Supplied material
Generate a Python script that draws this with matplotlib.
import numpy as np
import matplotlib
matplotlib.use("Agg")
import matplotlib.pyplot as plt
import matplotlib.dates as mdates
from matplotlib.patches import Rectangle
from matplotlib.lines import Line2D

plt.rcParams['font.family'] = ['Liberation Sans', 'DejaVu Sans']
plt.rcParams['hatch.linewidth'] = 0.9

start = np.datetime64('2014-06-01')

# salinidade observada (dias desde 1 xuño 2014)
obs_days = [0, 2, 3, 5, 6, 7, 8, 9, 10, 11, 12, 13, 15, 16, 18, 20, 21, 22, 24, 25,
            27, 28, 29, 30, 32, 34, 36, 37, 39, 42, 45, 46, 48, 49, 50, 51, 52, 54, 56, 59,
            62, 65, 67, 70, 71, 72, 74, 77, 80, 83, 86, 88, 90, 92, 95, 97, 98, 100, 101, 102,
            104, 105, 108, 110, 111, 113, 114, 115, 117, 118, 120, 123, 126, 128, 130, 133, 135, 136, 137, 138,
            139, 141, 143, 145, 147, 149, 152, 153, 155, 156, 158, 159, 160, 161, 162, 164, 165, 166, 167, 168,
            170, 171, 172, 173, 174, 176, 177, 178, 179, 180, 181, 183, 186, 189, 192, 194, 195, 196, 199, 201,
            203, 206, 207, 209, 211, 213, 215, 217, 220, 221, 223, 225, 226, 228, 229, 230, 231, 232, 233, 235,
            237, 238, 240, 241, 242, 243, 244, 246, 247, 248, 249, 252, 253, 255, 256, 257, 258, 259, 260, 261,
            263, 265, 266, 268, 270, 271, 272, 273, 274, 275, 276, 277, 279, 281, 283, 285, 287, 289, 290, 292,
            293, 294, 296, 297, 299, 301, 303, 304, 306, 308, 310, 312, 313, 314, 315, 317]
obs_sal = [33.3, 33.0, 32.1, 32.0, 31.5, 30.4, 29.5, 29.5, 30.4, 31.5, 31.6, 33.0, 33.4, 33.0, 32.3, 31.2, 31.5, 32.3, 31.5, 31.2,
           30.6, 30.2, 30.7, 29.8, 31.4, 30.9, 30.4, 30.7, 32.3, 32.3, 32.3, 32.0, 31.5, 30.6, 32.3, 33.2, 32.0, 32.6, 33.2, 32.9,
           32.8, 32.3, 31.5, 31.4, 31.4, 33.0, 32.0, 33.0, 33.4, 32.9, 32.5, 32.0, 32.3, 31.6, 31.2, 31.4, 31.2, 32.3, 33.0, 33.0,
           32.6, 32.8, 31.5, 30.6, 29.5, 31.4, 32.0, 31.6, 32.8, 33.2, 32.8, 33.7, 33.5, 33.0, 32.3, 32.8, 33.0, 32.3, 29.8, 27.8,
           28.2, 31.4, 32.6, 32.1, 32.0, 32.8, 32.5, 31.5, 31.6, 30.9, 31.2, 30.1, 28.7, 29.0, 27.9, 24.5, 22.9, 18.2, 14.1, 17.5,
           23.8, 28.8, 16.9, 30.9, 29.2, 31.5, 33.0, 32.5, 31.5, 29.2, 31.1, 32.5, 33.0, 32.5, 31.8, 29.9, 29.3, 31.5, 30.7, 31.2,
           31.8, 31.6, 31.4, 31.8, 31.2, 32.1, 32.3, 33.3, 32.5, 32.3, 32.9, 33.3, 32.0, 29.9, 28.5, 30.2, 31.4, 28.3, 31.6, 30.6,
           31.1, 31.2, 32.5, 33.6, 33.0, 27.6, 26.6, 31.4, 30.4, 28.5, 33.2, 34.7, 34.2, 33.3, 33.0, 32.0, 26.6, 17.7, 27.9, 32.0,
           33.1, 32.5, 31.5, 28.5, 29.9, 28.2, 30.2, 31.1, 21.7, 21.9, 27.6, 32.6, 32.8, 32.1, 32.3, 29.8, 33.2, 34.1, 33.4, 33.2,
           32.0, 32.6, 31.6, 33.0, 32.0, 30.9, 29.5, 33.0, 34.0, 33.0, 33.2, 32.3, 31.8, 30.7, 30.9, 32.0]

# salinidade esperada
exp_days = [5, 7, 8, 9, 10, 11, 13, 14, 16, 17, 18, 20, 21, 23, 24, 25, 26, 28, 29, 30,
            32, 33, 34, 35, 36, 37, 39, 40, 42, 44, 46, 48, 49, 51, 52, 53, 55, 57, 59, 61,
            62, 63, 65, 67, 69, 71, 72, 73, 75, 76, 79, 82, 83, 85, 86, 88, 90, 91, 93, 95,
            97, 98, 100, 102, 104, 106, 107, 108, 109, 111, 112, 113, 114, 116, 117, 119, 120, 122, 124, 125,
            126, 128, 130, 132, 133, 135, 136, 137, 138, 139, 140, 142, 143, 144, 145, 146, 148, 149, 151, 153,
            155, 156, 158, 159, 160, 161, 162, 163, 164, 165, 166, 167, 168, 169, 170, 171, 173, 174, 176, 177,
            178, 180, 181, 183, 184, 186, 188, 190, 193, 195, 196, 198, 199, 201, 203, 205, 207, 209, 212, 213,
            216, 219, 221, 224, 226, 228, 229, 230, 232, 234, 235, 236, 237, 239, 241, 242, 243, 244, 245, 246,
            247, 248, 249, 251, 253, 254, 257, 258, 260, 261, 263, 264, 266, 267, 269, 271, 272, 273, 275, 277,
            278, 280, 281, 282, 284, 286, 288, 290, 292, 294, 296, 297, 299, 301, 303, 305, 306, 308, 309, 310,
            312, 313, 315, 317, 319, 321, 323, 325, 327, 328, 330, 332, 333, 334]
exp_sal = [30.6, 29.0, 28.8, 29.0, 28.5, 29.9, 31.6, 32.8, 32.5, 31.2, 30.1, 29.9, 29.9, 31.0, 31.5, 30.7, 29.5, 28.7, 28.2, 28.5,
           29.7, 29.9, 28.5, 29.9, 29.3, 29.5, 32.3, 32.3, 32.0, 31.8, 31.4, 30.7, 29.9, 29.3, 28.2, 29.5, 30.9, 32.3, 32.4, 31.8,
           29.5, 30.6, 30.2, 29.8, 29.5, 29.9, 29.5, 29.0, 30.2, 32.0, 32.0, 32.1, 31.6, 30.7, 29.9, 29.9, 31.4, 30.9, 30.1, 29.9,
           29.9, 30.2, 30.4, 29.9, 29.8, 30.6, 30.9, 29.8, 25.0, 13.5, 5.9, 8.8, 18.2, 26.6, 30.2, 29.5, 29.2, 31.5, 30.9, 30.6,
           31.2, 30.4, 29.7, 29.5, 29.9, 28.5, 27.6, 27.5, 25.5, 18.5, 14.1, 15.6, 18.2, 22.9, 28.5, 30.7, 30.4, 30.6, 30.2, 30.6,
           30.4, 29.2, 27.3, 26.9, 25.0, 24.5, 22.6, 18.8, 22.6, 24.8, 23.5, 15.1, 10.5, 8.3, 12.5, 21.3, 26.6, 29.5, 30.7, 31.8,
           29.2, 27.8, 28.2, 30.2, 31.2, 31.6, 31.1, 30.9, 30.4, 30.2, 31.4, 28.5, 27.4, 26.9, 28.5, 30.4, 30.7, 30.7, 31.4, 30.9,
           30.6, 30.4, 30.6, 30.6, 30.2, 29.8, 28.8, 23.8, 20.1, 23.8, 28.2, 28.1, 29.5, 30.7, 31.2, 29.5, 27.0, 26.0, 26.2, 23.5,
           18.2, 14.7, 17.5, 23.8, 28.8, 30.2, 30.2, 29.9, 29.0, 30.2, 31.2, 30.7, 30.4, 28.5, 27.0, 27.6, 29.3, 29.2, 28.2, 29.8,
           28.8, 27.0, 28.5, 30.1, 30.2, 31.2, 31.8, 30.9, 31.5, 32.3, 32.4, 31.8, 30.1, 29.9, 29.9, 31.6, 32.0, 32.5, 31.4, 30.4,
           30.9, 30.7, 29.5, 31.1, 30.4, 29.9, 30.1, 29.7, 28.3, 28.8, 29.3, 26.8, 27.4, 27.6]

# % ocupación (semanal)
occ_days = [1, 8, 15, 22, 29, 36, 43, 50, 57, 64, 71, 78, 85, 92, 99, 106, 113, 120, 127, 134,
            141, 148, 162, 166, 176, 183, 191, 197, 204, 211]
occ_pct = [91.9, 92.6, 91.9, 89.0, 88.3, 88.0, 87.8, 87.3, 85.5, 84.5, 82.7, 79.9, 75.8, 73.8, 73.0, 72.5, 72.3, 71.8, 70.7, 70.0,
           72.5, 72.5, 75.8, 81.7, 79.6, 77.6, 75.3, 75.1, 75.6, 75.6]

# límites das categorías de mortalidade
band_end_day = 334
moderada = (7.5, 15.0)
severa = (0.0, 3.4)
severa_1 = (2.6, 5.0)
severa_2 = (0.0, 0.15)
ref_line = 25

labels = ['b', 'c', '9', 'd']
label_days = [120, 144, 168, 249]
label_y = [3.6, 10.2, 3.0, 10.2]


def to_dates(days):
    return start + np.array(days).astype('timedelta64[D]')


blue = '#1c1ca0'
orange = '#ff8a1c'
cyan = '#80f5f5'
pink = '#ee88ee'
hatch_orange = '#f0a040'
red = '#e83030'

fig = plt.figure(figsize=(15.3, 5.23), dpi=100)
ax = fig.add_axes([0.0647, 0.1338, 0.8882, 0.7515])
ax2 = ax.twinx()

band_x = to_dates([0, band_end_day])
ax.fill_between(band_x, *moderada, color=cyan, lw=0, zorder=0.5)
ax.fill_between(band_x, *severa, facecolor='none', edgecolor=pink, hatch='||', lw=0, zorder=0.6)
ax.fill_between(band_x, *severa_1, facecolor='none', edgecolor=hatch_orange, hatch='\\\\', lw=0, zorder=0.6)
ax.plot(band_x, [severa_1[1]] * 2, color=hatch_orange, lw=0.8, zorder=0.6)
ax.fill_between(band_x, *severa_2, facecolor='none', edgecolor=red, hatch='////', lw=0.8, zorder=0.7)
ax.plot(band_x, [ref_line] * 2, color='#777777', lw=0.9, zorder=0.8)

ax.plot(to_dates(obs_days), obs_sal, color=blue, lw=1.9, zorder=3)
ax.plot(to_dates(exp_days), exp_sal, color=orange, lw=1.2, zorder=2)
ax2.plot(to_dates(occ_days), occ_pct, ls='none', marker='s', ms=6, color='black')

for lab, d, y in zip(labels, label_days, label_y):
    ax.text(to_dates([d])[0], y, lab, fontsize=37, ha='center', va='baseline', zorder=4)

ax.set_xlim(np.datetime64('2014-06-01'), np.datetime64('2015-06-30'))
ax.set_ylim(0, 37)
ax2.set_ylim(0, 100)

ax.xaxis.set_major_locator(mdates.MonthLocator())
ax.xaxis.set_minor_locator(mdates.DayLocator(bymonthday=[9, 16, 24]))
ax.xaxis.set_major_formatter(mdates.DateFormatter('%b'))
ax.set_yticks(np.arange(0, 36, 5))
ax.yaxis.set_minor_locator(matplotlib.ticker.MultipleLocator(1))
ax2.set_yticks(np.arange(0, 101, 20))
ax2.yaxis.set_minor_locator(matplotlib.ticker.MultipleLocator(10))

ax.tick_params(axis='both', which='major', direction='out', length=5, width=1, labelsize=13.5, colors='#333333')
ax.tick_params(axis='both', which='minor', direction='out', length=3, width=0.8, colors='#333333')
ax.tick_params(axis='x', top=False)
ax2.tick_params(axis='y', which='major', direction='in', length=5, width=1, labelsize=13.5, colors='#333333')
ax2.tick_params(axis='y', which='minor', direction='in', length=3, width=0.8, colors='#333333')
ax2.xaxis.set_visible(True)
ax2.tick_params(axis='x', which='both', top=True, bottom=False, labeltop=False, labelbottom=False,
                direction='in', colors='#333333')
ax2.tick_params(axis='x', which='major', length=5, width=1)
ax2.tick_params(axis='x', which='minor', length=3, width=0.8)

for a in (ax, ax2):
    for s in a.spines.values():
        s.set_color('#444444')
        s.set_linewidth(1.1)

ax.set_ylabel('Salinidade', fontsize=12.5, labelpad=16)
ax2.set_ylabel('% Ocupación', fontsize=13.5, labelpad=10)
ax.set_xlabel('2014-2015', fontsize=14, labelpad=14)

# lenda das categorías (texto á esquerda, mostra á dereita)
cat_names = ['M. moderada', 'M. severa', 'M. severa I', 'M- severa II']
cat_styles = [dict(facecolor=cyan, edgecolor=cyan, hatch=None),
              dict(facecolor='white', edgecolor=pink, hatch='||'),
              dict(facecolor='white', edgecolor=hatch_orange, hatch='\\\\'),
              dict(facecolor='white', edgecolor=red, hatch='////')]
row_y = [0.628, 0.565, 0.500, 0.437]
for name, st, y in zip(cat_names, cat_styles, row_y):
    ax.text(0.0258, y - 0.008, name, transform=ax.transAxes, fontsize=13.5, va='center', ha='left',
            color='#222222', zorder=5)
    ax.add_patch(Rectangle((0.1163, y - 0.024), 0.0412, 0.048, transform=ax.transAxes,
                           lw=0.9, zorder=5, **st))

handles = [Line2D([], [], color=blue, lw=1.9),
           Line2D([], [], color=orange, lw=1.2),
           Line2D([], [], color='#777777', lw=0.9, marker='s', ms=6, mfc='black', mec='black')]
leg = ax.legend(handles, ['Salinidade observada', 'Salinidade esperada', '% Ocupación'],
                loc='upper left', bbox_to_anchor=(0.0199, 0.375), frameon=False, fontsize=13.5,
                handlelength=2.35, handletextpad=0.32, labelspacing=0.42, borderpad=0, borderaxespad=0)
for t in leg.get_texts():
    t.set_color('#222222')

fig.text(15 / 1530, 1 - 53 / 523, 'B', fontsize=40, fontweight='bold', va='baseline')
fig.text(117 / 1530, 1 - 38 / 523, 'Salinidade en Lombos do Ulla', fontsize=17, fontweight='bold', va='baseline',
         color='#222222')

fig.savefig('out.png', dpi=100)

What needs to be done
Return the opening line of the data and every line after it through the line containing "start = np.datetime64('2014-06-01')", please, exactly as written and with nothing added.

Task response
Generate a Python script that draws this with matplotlib.
import numpy as np
import matplotlib
matplotlib.use("Agg")
import matplotlib.pyplot as plt
import matplotlib.dates as mdates
from matplotlib.patches import Rectangle
from matplotlib.lines import Line2D

plt.rcParams['font.family'] = ['Liberation Sans', 'DejaVu Sans']
plt.rcParams['hatch.linewidth'] = 0.9

start = np.datetime64('2014-06-01')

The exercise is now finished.